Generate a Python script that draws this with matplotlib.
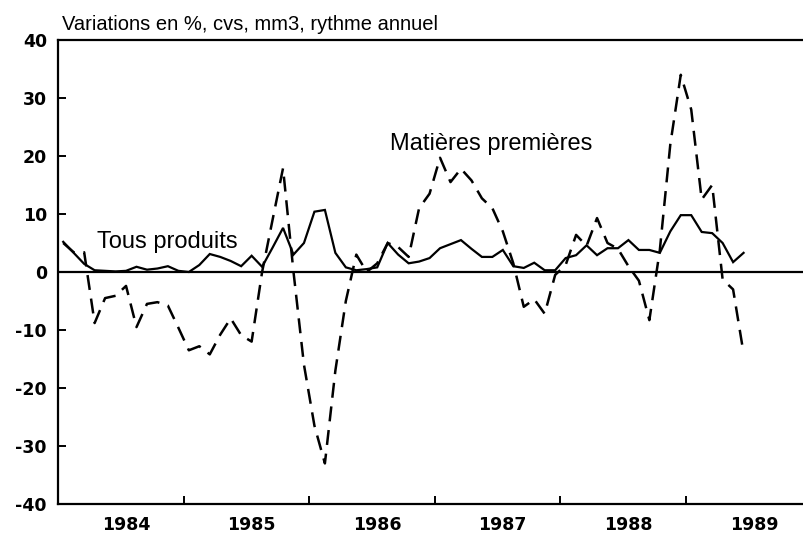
import numpy as np
import matplotlib
matplotlib.use("Agg")
import matplotlib.pyplot as plt

# monthly values, Jan 1984 .. Jun 1989 (mm3, annual rate, %)
start_year = 1984
tous_produits = [
    5.2, 3.3, 1.4, 0.3, 0.2, 0.1, 0.2, 0.9, 0.4, 0.6, 1.0, 0.2,
    0.0, 1.2, 3.1, 2.6, 1.9, 1.0, 2.8, 0.9, 4.2, 7.6, 3.0, 5.0,
    10.4, 10.7, 3.3, 0.8, 0.3, 0.5, 0.8, 5.0, 3.0, 1.5, 1.8, 2.4,
    4.1, 4.8, 5.5, 4.0, 2.6, 2.6, 3.8, 1.0, 0.7, 1.6, 0.3, 0.3,
    2.4, 2.9, 4.6, 2.9, 4.1, 4.1, 5.5, 3.8, 3.8, 3.3, 7.0, 9.8,
    9.8, 6.9, 6.7, 5.0, 1.7, 3.3,
]
matieres_premieres = [
    5.0, 3.4, 3.4, -8.8, -4.5, -4.1, -2.4, -9.5, -5.5, -5.2, -5.8, -9.6,
    -13.5, -12.8, -14.2, -10.8, -8.0, -10.9, -12.0, 0.0, 9.0, 17.9, 0.0, -16.0,
    -26.5, -33.0, -17.0, -5.0, 3.0, 0.0, 1.5, 5.0, 4.3, 2.6, 11.0, 13.5,
    19.7, 15.5, 17.8, 15.8, 12.7, 11.0, 7.0, 1.5, -6.0, -4.7, -7.2, -0.5,
    1.2, 6.4, 4.5, 9.3, 5.0, 4.0, 1.0, -1.5, -8.3, 3.8, 22.0, 34.0,
    28.0, 12.5, 15.0, -1.3, -3.0, -14.0,
]
years = [1984, 1985, 1986, 1987, 1988, 1989]
yticks = [-40, -30, -20, -10, 0, 10, 20, 30, 40]

months = np.arange(len(tous_produits))
x = start_year + (months + 0.5) / 12.0

fig = plt.figure(figsize=(8.04, 5.33), dpi=100)
ax = fig.add_axes([58 / 804, 1 - 504 / 533, 1 - 58 / 804, (504 - 40) / 533])

ax.plot(x, tous_produits, color="black", lw=1.6, solid_joinstyle="miter")
ax.plot(x, matieres_premieres, color="black", lw=1.8, dashes=(6, 3.5))
ax.axhline(0, color="black", lw=1.6)

ax.set_xlim(1984, 1984 + (804 - 58) / 125.6)
ax.set_ylim(-40, 40)

ax.spines["right"].set_visible(False)
for s in ["left", "bottom", "top"]:
    ax.spines[s].set_linewidth(1.6)

tick_font = dict(family="DejaVu Sans", weight="bold", size=12.5)
ax.set_yticks(yticks)
ax.set_yticklabels([str(v) for v in yticks], **tick_font)
ax.tick_params(axis="y", direction="in", length=6, width=1.4, pad=8)

ax.set_xticks(years[1:])
ax.set_xticklabels([])
ax.tick_params(axis="x", which="major", direction="in", length=6, width=1.4)
ax.set_xticks([y + 0.54 for y in years], minor=True)
ax.set_xticklabels([str(y) for y in years], minor=True, **tick_font)
ax.tick_params(axis="x", which="minor", length=0, pad=9)

ax.text(1984.31, 4.1, "Tous produits", fontsize=17, family="Liberation Sans")
ax.text(1986.64, 21.0, "Matières premières", fontsize=17, family="Liberation Sans")
fig.text(62 / 804, 1 - 30 / 533, "Variations en %, cvs, mm3, rythme annuel",
         fontsize=14.5, family="Liberation Sans", va="baseline")

fig.savefig("out.png", dpi=100)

Required work
Restate the material word for word from its first line through the line containing "import matplotlib.pyplot as plt", both included; the pictures do not belong in it.

Task solution
Generate a Python script that draws this with matplotlib.
import numpy as np
import matplotlib
matplotlib.use("Agg")
import matplotlib.pyplot as plt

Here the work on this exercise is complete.